Uma Garota Dividida Em Dois (La fille coupée en deux),
de Claude Chabrol
(França, 2007)
por Eduardo Valente

Conto de fadas cruel

Tal e qual as duas damas que, neste novo filme de Chabrol, cercam o personagem de François Berléand (o escritor Charles St-Denis), uma vestida sempre de branco e a outra sempre de preto, que curioso díptico este Uma Garota Dividida em Dois forma com A Comédia do Poder, seu filme anterior (exibido este ano no Brasil). No olhar que jogam sobre a sociedade francesa, mais do que opostos, os filmes se revelam complementares (como também é o caso com as duas personagens de cores opostas): tudo que no filme era ambiguidade e mistério de motivações no filme de 2006, revela-se aqui de uma legibilidade extremada.

Assim, se Benoit Magimel (ao lado) surge em cena como aquilo que parece ser nada mais do que um mimado filhote de família riquíssima... é isso mesmo que ele se revelará e confirmará a cada sequência.
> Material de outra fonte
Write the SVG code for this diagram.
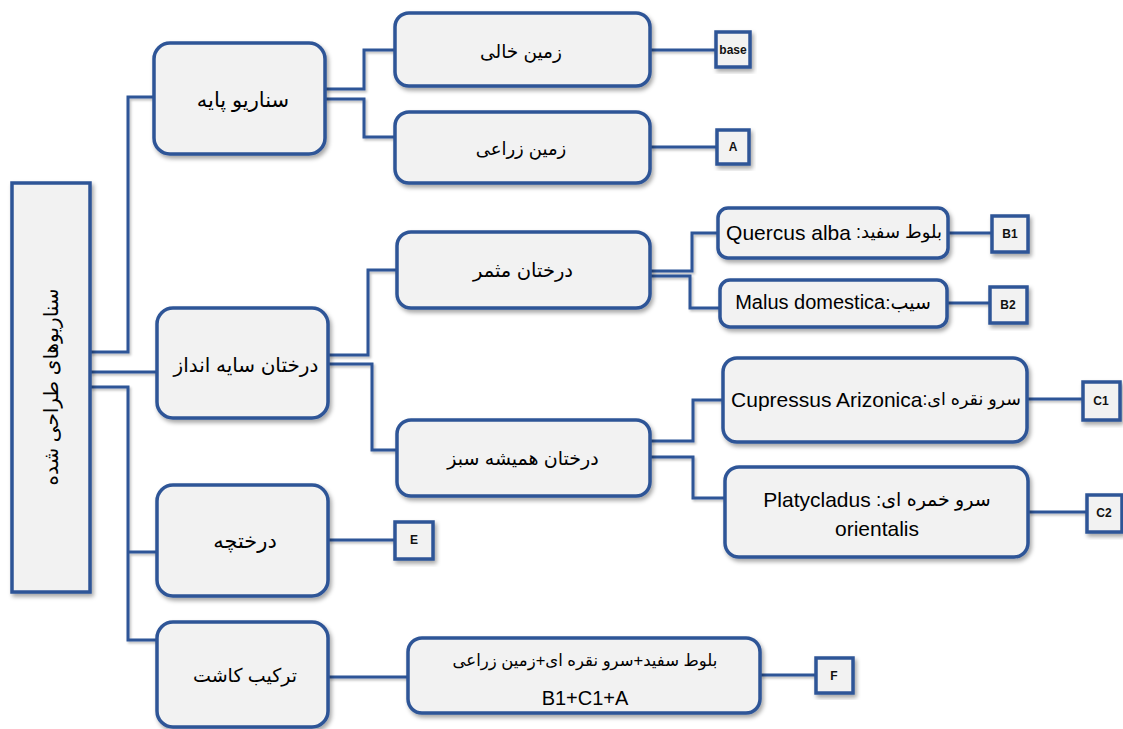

Chabrol aposta radicalmente na composição pela caricatura (ora, o nome na porta no local de encontro entre os amantes é Paradis – Paraíso), e assim se permite fazer um de seus filmes mais (dolorosamente, claro) engraçados. Por isso, se até chegamos a pensar em algum momento que a relação que Gabrielle (uma Ludivine Sagnier luminosa) estabelece com os dois homens que a disputam (Berléand e Magimel) esconde algum tipo de motivação secreta, de manipulação pela aparência inocente, logo descobriremos que não: ela é de fato uma protagonista que encarna a total ingenuidade e entrega, uma heroína melodramática que recairá nos mesmos erros e na completa credulidade.

De fato, a lógica que rege Uma Garota Dividida em Dois é a do conto de fadas (ou seria por acaso que a protagonista se chama Gabrielle Deneige – ou seja De Neve?): terreno antes de tudo para o conto moral, para a predeterminação de papéis. Só que é um conto moral à la Chabrol, ou seja: Gabrielle pode até ser a heroína sofredora que ao final terá aprendido uma lição e “virado mulher” (algo que é dito a ela mais de uma vez), mas ela nunca será olhada com condescendência ou carinho, assim como este processo de provações não garantirá nenhum happy end (e o sorriso de Sagnier é, assim, o grande enigma do filme).

Este, afinal, é o local, por natureza, de Chabrol: o do manipulador distante (e aqui a sua manipulação da linguagem parece mais completa do que nunca), daquele que faz seus personagens sofrerem pelo simples prazer de revelar a partir deste sofrimento as engrenagens de poder mesquinhas das relações entre os homens (e aqui ele coloca em cena além das óbvias relações homem/mulher, os jogos de poder por questões de classe, de domínio intelectual, de  idades e gerações). Difícil é saber por qual passe de mágica a manipulação chabroliana consegue ao mesmo tempo ser tão fria, distante, cruel, e ao mesmo tempo soar tão humana (ao contrário do que vemos, digamos, num Todd Solondz), estranhamente calorosa. Este é, desde sempre, o fascínio de seu cinema.